USB 2.0 in fact defines three level of performance, with "Hi-Speed USB" referring to just the 480 Mbit/s portion of the specification and the term "USB" being used to refer to the 12 Mbit/s and 1.5 Mbit/s speeds. At 480 Mbit/s, any danger that USB would be marginalised by the rival IEEE 1394 bus appear to have been banished forever. Indeed, proponents of USB continue to maintain that the two standards address differing requirements, the aim of USB 2.0 being to provide support for the full range of PC peripherals - current and future - while IEEE 1394 specifically targets connection to audio visual consumer electronic devices such as digital camcorders, digital VCRs, DVD players and digital televisions.

While USB 1.1's data rate of 12 Mbit/s, was sufficient for many PC peripherals, especially input devices, the higher bandwidth of USB 2.0 is a major boost for external peripherals as CD/DVD burners, scanners and hard drives as well as higher functionality peripherals of the future, such as high resolution video conferencing cameras. As well as broadening the range of peripherals that may be attached to a PC, USB 2.0's increased bandwidth will also effectively increase number of devices that can be handled concurrently, up to its architectural limit.

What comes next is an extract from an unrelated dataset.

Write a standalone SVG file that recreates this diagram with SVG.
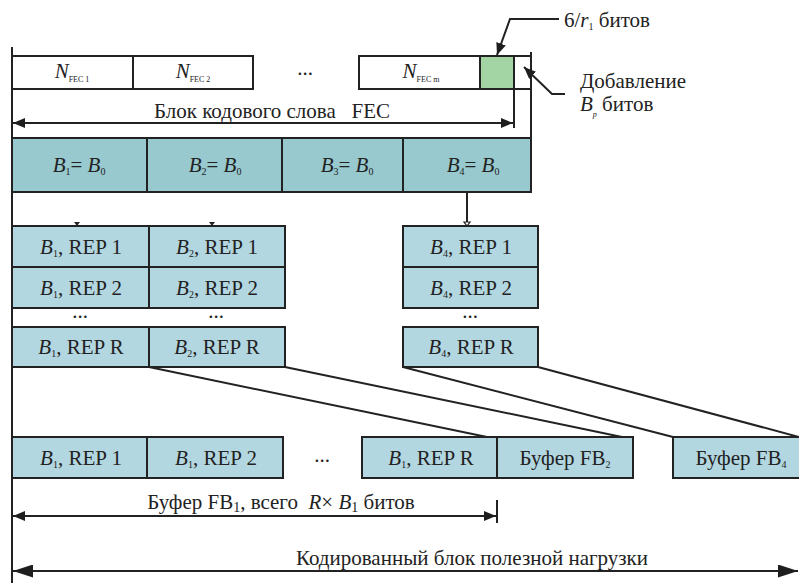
<svg xmlns="http://www.w3.org/2000/svg" width="799" height="583" viewBox="0 0 799 583" font-family="'Liberation Serif', 'Times New Roman', serif">
  <defs>
    <marker id="ah" viewBox="0 0 12 10" refX="12" refY="5" markerWidth="12" markerHeight="10" orient="auto-start-reverse" markerUnits="userSpaceOnUse">
      <path d="M0,0 L12,5 L0,10 z" fill="#1e1e1e"/>
    </marker>
    <marker id="ahL" viewBox="0 0 20 13" refX="20" refY="6.5" markerWidth="20" markerHeight="13" orient="auto-start-reverse" markerUnits="userSpaceOnUse">
      <path d="M0,0 L20,6.5 L0,13 z" fill="#1e1e1e"/>
    </marker>
  </defs>
  <style>
    .bx{stroke:#222;stroke-width:2}
    .w{fill:#fff}
    .g{fill:#a2d4a4}
    .t1{fill:#98c9cf}
    .t2{fill:#b3d7e1}
    text{fill:#222;font-size:21px}
    .c{text-anchor:middle}
    .i{font-style:italic}
    .ln{stroke:#222;stroke-width:2;fill:none}
    .s{font-size:10px}
    .xs{font-size:8px}
  </style>

  <rect width="799" height="583" fill="#fff"/>

  <!-- FEC codeword row -->
  <g id="fec1">
    <rect class="bx w" x="12" y="56" width="121" height="33"/>
    <text class="c" x="72" y="78"><tspan class="i">N</tspan><tspan class="xs" dy="4">FEC 1</tspan></text>
  </g>
  <g id="fec2">
    <rect class="bx w" x="133" y="56" width="120" height="33"/>
    <text class="c" x="193" y="78"><tspan class="i">N</tspan><tspan class="xs" dy="4">FEC 2</tspan></text>
  </g>
  <g id="fec-dots">
    <text class="c" x="305" y="75" font-size="16">...</text>
  </g>
  <g id="fecm">
    <rect class="bx w" x="359" y="56" width="121" height="33"/>
    <text class="c" x="421" y="78"><tspan class="i">N</tspan><tspan class="xs" dy="4">FEC m</tspan></text>
  </g>
  <g id="tail-bits">
    <rect class="bx g" x="480" y="56" width="34" height="33"/>
  </g>
  <g id="pad-bits">
    <rect class="bx w" x="514" y="56" width="17" height="33"/>
  </g>

  <!-- Block split B1..B4 -->
  <g id="blk1">
    <rect class="bx t1" x="12" y="138" width="135" height="54"/>
    <text class="c" x="79" y="172"><tspan class="i">B</tspan><tspan class="s" dy="3">1</tspan><tspan dy="-3">= </tspan><tspan class="i">B</tspan><tspan class="s" dy="3">0</tspan></text>
  </g>
  <g id="blk2">
    <rect class="bx t1" x="147" y="138" width="135" height="54"/>
    <text class="c" x="215" y="172"><tspan class="i">B</tspan><tspan class="s" dy="3">2</tspan><tspan dy="-3">= </tspan><tspan class="i">B</tspan><tspan class="s" dy="3">0</tspan></text>
  </g>
  <g id="blk3">
    <rect class="bx t1" x="282" y="138" width="121" height="54"/>
    <text class="c" x="347" y="172"><tspan class="i">B</tspan><tspan class="s" dy="3">3</tspan><tspan dy="-3">= </tspan><tspan class="i">B</tspan><tspan class="s" dy="3">0</tspan></text>
  </g>
  <g id="blk4">
    <rect class="bx t1" x="403" y="138" width="128" height="54"/>
    <text class="c" x="473" y="172"><tspan class="i">B</tspan><tspan class="s" dy="3">4</tspan><tspan dy="-3">= </tspan><tspan class="i">B</tspan><tspan class="s" dy="3">0</tspan></text>
  </g>

  <!-- Repetitions of B1 -->
  <g id="b1-rep1">
    <rect class="bx t2" x="12" y="226" width="137" height="41"/>
    <text class="c" x="81" y="254"><tspan class="i">B</tspan><tspan class="s" dy="3">1</tspan><tspan dy="-3">, REP 1</tspan></text>
  </g>
  <g id="b1-rep2">
    <rect class="bx t2" x="12" y="267" width="137" height="41"/>
    <text class="c" x="81" y="295"><tspan class="i">B</tspan><tspan class="s" dy="3">1</tspan><tspan dy="-3">, REP 2</tspan></text>
  </g>
  <g id="b1-dots"><text class="c" x="80" y="318" font-size="16">...</text></g>
  <g id="b1-repR">
    <rect class="bx t2" x="12" y="327" width="137" height="40"/>
    <text class="c" x="81" y="354"><tspan class="i">B</tspan><tspan class="s" dy="3">1</tspan><tspan dy="-3">, REP R</tspan></text>
  </g>

  <!-- Repetitions of B2 -->
  <g id="b2-rep1">
    <rect class="bx t2" x="149" y="226" width="136" height="41"/>
    <text class="c" x="217" y="254"><tspan class="i">B</tspan><tspan class="s" dy="3">2</tspan><tspan dy="-3">, REP 1</tspan></text>
  </g>
  <g id="b2-rep2">
    <rect class="bx t2" x="149" y="267" width="136" height="41"/>
    <text class="c" x="217" y="295"><tspan class="i">B</tspan><tspan class="s" dy="3">2</tspan><tspan dy="-3">, REP 2</tspan></text>
  </g>
  <g id="b2-dots"><text class="c" x="216" y="318" font-size="16">...</text></g>
  <g id="b2-repR">
    <rect class="bx t2" x="149" y="327" width="136" height="40"/>
    <text class="c" x="217" y="354"><tspan class="i">B</tspan><tspan class="s" dy="3">2</tspan><tspan dy="-3">, REP R</tspan></text>
  </g>

  <!-- Repetitions of B4 -->
  <g id="b4-rep1">
    <rect class="bx t2" x="403" y="226" width="135" height="41"/>
    <text class="c" x="471" y="254"><tspan class="i">B</tspan><tspan class="s" dy="3">4</tspan><tspan dy="-3">, REP 1</tspan></text>
  </g>
  <g id="b4-rep2">
    <rect class="bx t2" x="403" y="267" width="135" height="41"/>
    <text class="c" x="471" y="295"><tspan class="i">B</tspan><tspan class="s" dy="3">4</tspan><tspan dy="-3">, REP 2</tspan></text>
  </g>
  <g id="b4-dots"><text class="c" x="470" y="318" font-size="16">...</text></g>
  <g id="b4-repR">
    <rect class="bx t2" x="403" y="327" width="135" height="40"/>
    <text class="c" x="471" y="354"><tspan class="i">B</tspan><tspan class="s" dy="3">4</tspan><tspan dy="-3">, REP R</tspan></text>
  </g>

  <!-- Payload row -->
  <g id="fb1-rep1">
    <rect class="bx t2" x="12" y="437" width="135" height="41"/>
    <text class="c" x="81" y="465"><tspan class="i">B</tspan><tspan class="s" dy="3">1</tspan><tspan dy="-3">, REP 1</tspan></text>
  </g>
  <g id="fb1-rep2">
    <rect class="bx t2" x="147" y="437" width="136" height="41"/>
    <text class="c" x="216" y="465"><tspan class="i">B</tspan><tspan class="s" dy="3">1</tspan><tspan dy="-3">, REP 2</tspan></text>
  </g>
  <g id="fb1-dots"><text class="c" x="322" y="462" font-size="16">...</text></g>
  <g id="fb1-repR">
    <rect class="bx t2" x="362" y="437" width="135" height="41"/>
    <text class="c" x="431" y="465"><tspan class="i">B</tspan><tspan class="s" dy="3">1</tspan><tspan dy="-3">, REP R</tspan></text>
  </g>
  <g id="fb2">
    <rect class="bx t2" x="497" y="437" width="136" height="41"/>
    <text class="c" x="565" y="465">Буфер FB<tspan class="s" dy="3">2</tspan></text>
  </g>
  <g id="fb4">
    <rect class="bx t2" x="673" y="437" width="140" height="41"/>
    <text class="c" x="741" y="465">Буфер FB<tspan class="s" dy="3">4</tspan></text>
  </g>

  <!-- Annotations -->
  <g id="note-tail">
    <text x="564" y="27" font-size="20">6/<tspan class="i">r</tspan><tspan class="s" dy="3">1</tspan><tspan dy="-3"> битов</tspan></text>
  </g>
  <g id="note-pad">
    <text x="580" y="88">Добавление</text>
    <text x="580" y="111"><tspan class="i">B</tspan><tspan class="i xs" dy="6">p</tspan><tspan dy="-6"> битов</tspan></text>
  </g>
  <g id="label-fec">
    <text class="c" x="272" y="118" font-size="20">Блок кодового слова&#160;&#160; FEC</text>
  </g>
  <g id="label-fb1">
    <text class="c" x="281" y="509" font-size="20">Буфер FB<tspan font-size="14" dy="3">1</tspan><tspan dy="-3">, всего&#160; </tspan><tspan class="i">R</tspan>× <tspan class="i">B</tspan><tspan font-size="14" dy="3">1</tspan><tspan dy="-3"> битов</tspan></text>
  </g>
  <g id="label-payload">
    <text class="c" x="472" y="565" font-size="20">Кодированный блок полезной нагрузки</text>
  </g>

  <!-- Connectors -->
  <g id="connectors">
    <!-- extension lines -->
    <line class="ln" x1="12" y1="47" x2="12" y2="583"/>
    <line class="ln" x1="514" y1="56" x2="514" y2="128"/>
    <line class="ln" x1="531" y1="52" x2="531" y2="138"/>
    <line class="ln" x1="497" y1="500" x2="497" y2="523"/>

    <!-- dimension arrows -->
    <line class="ln" x1="13" y1="123" x2="513" y2="123" marker-start="url(#ah)" marker-end="url(#ah)"/>
    <line class="ln" x1="13" y1="516" x2="496" y2="516" marker-start="url(#ah)" marker-end="url(#ah)"/>
    <line class="ln" x1="13" y1="571" x2="798" y2="571" marker-start="url(#ahL)" marker-end="url(#ahL)"/>

    <!-- callouts -->
    <polyline class="ln" points="559,19 510,19 497,55" marker-end="url(#ah)"/>
    <polyline class="ln" points="565,94 552,94 524,67" marker-end="url(#ah)"/>

    <!-- block to repetition -->
    <polygon points="74,222 80,222 77,226" fill="#222"/>
    <polygon points="209,222 215,222 212,226" fill="#222"/>
    <line class="ln" x1="467" y1="192" x2="467" y2="222"/>
    <polygon points="464,222 470,222 467,226" fill="#fff" stroke="#222" stroke-width="1.2"/>

    <!-- repetitions into payload buffers -->
    <line class="ln" x1="149" y1="367" x2="487" y2="437"/>
    <line class="ln" x1="285" y1="367" x2="622" y2="437"/>
    <line class="ln" x1="403" y1="367" x2="673" y2="437"/>
    <line class="ln" x1="538" y1="367" x2="799" y2="437"/>
  </g>
</svg>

USB 2.0 is fully backwards compatible - something that could prove a key benefit in the battle with IEEE 1394 to be the consumer interface of the future, given its already wide installed base. Existing USB peripherals will operate with no change in a USB 2.0 system. Devices, such as mice, keyboards and game pads, will not require the additional performance that USB 2.0 offers and will operate as USB 1.1 devices. Conversely, a Hi-Speed USB 2.0 peripheral plugged into a USB 1.1 system will perform at the USB 1.1 speeds.

While Windows XP did not support USB 2.0 at the time of its release in 2001 - Microsoft citing the fact that there were no production quality compatible host controllers or USB 2.0 devices available in time as the reason for this - support had been made available to OEMs and system builders by early the following year and more widely via Windows Update and the Windows XP SP1 later in 2002.

Since the USB 2.0 Specification encompasses all USB data transfer speeds - low (1.5MMbit/s), full (12Mbit/s) and high (480Mbit/s) - the USB Implementors Forum (USB-IF) sought to avoid confusion in the marketplace by introducing the terminology "Hi-Speed USB" to refer to the 480Mbit/s portion of the specification. However, despite the USB-IF's best efforts to ensure that vendors used the certified USB Logos appropriately, manufacturers were slow to switch to the new naming conventions and were often inconsistent in their use of it.

This article was published on Thursday 26 April, 2007.